**EXERCISE DESCRIPTION:** Retype, word for word, the lines from the first line of the entries through the line that holds "p = s.split('-').map(Number);"; leave out the pictures.
* Begin *
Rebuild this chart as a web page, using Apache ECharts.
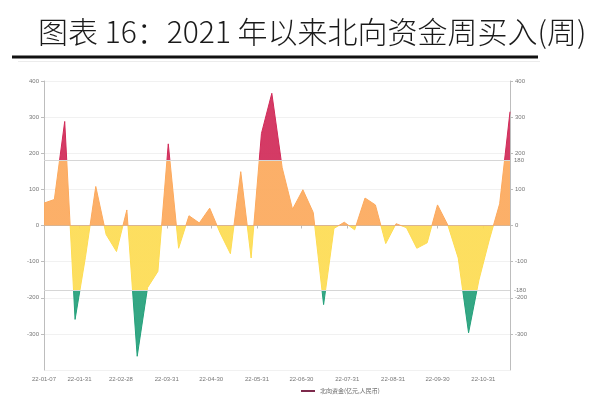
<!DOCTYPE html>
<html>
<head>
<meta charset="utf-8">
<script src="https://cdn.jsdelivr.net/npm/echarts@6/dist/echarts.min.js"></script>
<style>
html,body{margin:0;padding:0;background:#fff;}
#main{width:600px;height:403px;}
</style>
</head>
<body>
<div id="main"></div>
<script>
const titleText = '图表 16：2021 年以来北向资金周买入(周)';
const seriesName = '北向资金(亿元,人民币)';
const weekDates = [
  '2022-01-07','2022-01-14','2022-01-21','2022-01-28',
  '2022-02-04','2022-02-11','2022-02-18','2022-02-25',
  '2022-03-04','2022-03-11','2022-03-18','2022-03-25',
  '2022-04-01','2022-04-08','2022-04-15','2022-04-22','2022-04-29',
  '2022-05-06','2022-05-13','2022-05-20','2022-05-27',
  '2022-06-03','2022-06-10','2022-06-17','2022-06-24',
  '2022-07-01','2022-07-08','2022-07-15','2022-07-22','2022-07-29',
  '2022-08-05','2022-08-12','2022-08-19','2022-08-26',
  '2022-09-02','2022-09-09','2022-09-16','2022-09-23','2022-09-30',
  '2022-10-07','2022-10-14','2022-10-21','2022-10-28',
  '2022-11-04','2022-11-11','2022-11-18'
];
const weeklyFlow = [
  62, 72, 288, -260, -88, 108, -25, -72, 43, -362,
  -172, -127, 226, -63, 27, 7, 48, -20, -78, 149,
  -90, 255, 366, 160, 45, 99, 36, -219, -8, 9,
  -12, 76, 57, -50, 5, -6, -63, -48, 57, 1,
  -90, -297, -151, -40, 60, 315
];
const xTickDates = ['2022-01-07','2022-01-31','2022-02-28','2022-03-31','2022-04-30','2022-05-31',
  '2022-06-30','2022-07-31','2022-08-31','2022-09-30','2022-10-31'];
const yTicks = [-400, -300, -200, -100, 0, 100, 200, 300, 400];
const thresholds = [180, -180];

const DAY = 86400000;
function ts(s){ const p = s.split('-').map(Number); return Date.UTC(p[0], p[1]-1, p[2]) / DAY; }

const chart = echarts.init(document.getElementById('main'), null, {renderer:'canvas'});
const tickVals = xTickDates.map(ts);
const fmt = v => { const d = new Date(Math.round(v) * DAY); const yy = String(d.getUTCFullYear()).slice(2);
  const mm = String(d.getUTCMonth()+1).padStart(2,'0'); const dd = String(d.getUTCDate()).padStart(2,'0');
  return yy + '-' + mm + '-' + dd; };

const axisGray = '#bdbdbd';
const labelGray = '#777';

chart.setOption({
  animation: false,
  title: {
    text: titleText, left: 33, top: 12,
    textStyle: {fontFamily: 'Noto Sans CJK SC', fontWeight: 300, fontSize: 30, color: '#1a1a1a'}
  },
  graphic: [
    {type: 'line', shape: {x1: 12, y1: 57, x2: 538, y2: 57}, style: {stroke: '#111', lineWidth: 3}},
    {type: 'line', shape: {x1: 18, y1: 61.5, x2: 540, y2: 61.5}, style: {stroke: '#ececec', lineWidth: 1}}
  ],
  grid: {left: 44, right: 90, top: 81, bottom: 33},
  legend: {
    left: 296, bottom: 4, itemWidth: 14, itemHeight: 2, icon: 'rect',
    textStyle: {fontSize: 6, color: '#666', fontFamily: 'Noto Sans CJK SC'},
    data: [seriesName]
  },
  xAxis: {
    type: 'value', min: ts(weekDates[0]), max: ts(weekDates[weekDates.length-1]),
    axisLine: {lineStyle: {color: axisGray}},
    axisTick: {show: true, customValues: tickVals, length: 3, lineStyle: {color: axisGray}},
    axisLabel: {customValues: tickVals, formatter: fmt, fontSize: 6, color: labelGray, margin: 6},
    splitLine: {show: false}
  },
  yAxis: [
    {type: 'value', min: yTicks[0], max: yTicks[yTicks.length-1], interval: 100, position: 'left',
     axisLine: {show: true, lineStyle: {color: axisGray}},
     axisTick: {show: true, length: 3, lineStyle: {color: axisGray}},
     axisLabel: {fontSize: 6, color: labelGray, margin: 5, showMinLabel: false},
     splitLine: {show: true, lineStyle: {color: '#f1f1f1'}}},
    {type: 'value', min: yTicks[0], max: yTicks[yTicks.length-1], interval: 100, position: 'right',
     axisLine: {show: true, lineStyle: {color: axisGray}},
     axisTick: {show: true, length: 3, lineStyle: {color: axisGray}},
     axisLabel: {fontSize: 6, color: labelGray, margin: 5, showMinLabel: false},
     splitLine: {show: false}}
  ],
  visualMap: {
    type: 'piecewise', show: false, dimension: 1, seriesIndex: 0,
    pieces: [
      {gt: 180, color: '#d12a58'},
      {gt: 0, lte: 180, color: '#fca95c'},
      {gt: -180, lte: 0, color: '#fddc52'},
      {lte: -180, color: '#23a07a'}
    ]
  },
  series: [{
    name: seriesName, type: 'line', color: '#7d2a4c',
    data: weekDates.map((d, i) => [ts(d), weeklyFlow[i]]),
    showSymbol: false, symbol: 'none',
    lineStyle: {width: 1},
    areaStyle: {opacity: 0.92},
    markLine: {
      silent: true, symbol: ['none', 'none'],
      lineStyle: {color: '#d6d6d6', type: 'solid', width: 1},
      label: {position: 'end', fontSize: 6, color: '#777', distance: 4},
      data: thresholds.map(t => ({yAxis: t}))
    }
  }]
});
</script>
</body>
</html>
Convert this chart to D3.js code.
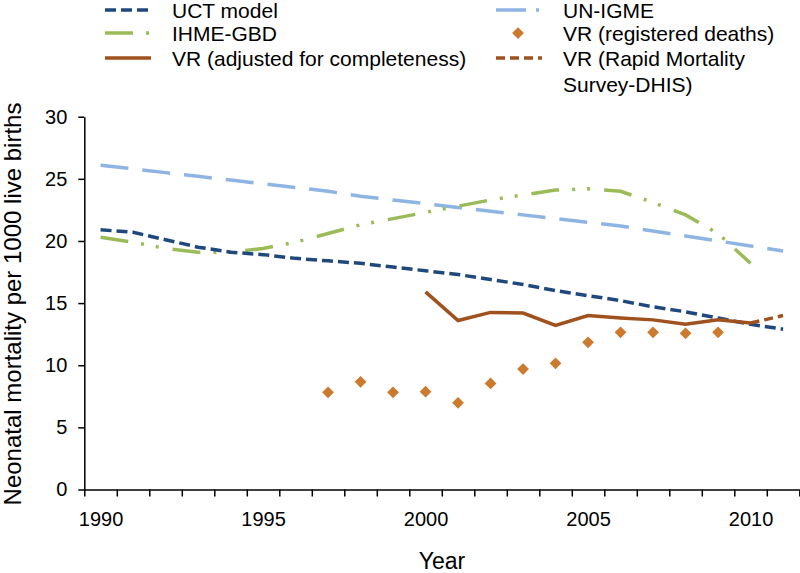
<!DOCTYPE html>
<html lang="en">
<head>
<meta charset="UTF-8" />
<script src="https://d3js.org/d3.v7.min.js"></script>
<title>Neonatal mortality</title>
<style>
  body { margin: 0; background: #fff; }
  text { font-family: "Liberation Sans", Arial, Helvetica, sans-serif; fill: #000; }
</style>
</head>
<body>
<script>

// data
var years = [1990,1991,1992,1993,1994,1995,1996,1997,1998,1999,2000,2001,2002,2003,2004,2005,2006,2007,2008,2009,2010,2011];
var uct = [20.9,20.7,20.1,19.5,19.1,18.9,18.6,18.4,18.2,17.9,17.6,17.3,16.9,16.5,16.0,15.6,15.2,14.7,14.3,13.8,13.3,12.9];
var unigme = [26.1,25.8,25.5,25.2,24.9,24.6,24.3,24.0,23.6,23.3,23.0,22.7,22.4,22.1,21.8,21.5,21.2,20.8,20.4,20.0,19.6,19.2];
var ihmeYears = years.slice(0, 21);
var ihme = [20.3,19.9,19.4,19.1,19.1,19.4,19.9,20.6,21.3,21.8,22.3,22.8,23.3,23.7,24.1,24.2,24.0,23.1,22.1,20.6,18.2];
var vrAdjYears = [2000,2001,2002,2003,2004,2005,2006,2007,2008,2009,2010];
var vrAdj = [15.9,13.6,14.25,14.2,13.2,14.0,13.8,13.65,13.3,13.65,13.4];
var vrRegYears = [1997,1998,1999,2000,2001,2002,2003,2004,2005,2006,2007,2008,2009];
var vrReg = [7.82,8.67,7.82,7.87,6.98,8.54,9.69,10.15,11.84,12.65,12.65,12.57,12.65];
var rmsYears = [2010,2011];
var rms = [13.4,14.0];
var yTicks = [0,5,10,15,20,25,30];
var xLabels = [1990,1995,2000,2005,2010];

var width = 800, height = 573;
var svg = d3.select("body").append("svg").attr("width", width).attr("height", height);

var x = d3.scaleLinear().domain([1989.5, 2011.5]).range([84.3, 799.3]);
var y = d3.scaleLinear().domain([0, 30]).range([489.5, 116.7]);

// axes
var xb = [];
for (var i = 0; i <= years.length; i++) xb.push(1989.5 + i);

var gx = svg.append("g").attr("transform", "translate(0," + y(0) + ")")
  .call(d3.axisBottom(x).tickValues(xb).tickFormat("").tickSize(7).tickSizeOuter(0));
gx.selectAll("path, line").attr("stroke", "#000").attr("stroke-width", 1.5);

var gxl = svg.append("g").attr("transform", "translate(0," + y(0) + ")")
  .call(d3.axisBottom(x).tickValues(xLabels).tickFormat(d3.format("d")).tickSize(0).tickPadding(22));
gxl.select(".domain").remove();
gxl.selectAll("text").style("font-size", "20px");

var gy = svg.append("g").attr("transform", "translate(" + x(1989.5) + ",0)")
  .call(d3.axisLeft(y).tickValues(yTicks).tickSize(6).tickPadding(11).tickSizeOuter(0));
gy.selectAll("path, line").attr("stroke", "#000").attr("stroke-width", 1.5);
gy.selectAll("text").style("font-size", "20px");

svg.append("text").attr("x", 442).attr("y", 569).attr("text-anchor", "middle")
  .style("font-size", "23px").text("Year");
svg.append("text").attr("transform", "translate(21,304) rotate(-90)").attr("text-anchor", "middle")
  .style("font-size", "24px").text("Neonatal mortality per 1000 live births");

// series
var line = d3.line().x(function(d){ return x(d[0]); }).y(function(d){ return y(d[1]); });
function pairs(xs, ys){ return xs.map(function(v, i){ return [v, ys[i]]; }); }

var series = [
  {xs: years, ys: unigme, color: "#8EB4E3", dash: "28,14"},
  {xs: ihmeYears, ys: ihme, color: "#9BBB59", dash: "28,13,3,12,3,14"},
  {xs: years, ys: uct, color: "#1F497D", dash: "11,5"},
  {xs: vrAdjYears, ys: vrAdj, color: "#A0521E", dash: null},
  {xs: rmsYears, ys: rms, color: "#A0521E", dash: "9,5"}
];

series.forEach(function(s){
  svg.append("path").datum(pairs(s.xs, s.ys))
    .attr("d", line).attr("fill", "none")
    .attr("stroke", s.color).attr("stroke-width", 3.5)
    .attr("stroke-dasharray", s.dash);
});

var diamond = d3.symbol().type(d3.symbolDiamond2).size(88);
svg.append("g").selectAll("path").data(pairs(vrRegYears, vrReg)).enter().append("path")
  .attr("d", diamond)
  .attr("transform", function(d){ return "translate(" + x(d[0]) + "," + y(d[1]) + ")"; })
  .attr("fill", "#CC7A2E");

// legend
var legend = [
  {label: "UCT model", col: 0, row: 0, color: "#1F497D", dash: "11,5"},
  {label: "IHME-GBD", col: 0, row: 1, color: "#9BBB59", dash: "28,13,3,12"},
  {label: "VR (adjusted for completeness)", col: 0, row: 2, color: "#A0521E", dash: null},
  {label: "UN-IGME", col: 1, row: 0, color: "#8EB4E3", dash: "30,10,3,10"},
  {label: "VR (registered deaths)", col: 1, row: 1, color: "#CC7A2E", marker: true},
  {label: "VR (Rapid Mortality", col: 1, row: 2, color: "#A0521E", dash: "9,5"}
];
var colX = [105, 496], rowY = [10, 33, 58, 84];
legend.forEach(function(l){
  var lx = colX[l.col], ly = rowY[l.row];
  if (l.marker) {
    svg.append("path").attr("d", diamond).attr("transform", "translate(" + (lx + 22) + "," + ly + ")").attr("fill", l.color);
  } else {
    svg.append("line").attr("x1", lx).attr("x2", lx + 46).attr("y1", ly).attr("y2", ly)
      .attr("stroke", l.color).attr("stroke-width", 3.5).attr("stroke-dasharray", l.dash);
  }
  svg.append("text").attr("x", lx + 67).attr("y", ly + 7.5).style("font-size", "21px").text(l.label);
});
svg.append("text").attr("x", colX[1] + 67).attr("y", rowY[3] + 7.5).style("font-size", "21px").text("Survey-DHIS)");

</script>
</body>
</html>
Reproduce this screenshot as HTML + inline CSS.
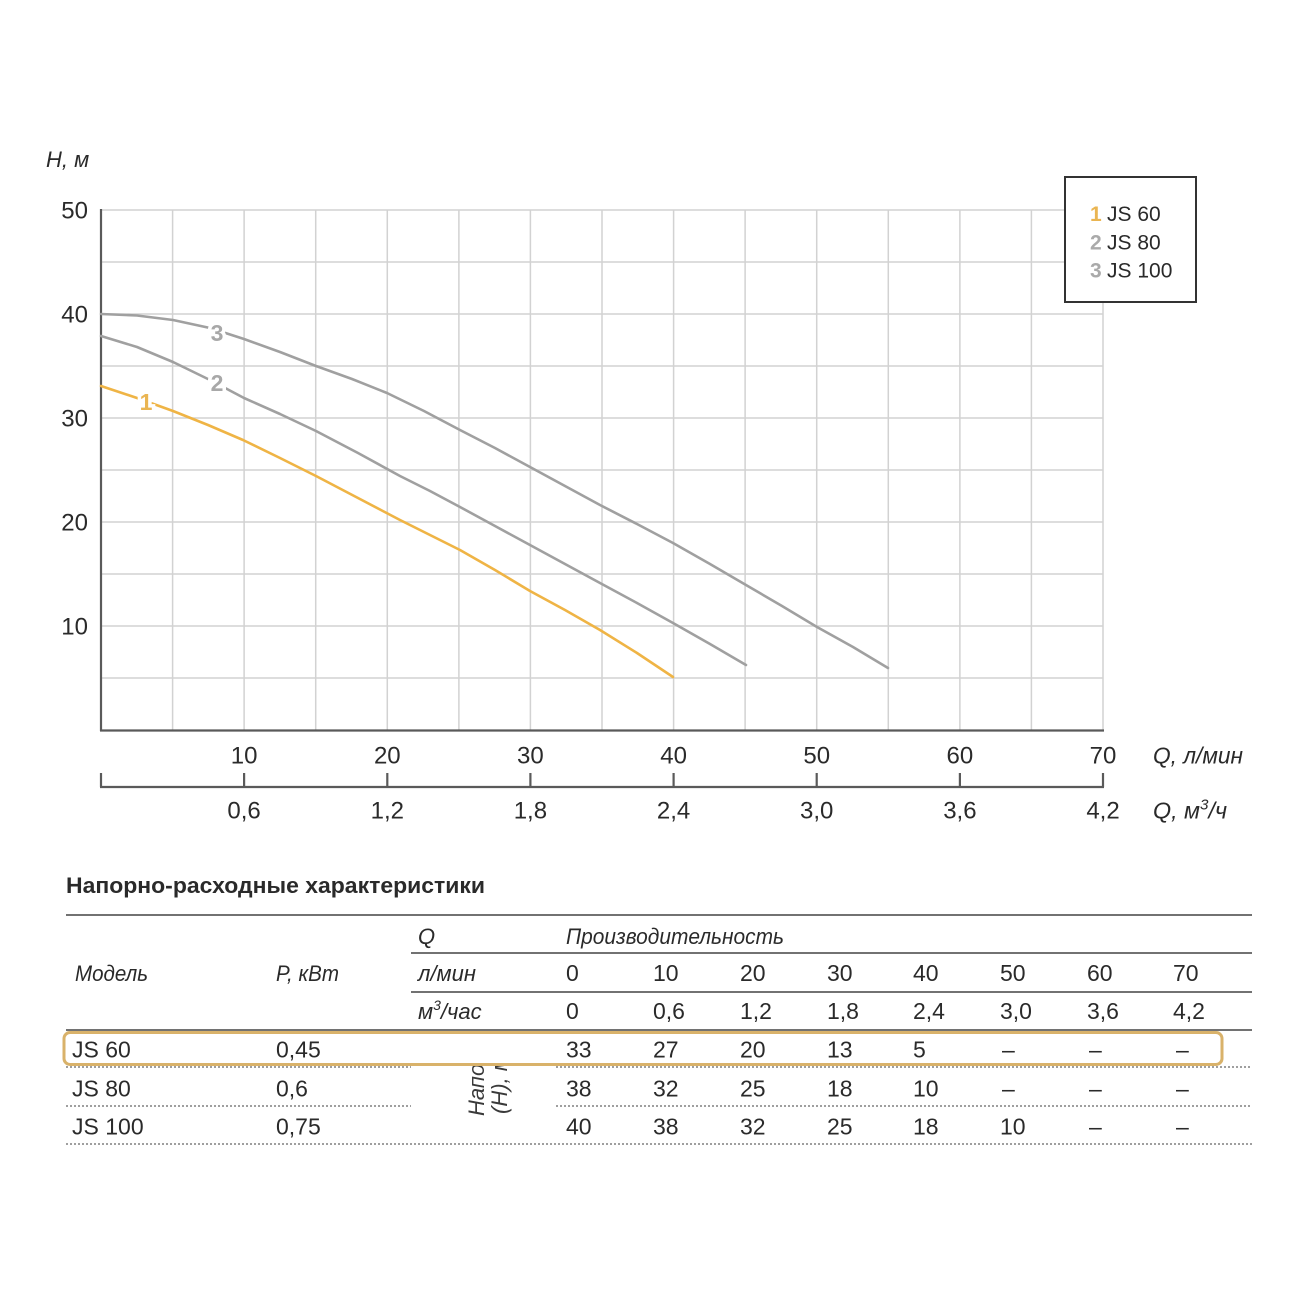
* End *
**WRITTEN SOLUTION:**
Rebuild this chart as a web page, using Apache ECharts.
<!DOCTYPE html>
<html>
<head>
<meta charset="utf-8">
<script src="https://cdn.jsdelivr.net/npm/echarts@6/dist/echarts.min.js"></script>
<style>
html,body{margin:0;padding:0;background:#fff;}
#main{width:600px;height:403px;}
</style>
</head>
<body>
<div id="main"></div>
<script>
const titleText = '图表 16：2021 年以来北向资金周买入(周)';
const seriesName = '北向资金(亿元,人民币)';
const weekDates = [
  '2022-01-07','2022-01-14','2022-01-21','2022-01-28',
  '2022-02-04','2022-02-11','2022-02-18','2022-02-25',
  '2022-03-04','2022-03-11','2022-03-18','2022-03-25',
  '2022-04-01','2022-04-08','2022-04-15','2022-04-22','2022-04-29',
  '2022-05-06','2022-05-13','2022-05-20','2022-05-27',
  '2022-06-03','2022-06-10','2022-06-17','2022-06-24',
  '2022-07-01','2022-07-08','2022-07-15','2022-07-22','2022-07-29',
  '2022-08-05','2022-08-12','2022-08-19','2022-08-26',
  '2022-09-02','2022-09-09','2022-09-16','2022-09-23','2022-09-30',
  '2022-10-07','2022-10-14','2022-10-21','2022-10-28',
  '2022-11-04','2022-11-11','2022-11-18'
];
const weeklyFlow = [
  62, 72, 288, -260, -88, 108, -25, -72, 43, -362,
  -172, -127, 226, -63, 27, 7, 48, -20, -78, 149,
  -90, 255, 366, 160, 45, 99, 36, -219, -8, 9,
  -12, 76, 57, -50, 5, -6, -63, -48, 57, 1,
  -90, -297, -151, -40, 60, 315
];
const xTickDates = ['2022-01-07','2022-01-31','2022-02-28','2022-03-31','2022-04-30','2022-05-31',
  '2022-06-30','2022-07-31','2022-08-31','2022-09-30','2022-10-31'];
const yTicks = [-400, -300, -200, -100, 0, 100, 200, 300, 400];
const thresholds = [180, -180];

const DAY = 86400000;
function ts(s){ const p = s.split('-').map(Number); return Date.UTC(p[0], p[1]-1, p[2]) / DAY; }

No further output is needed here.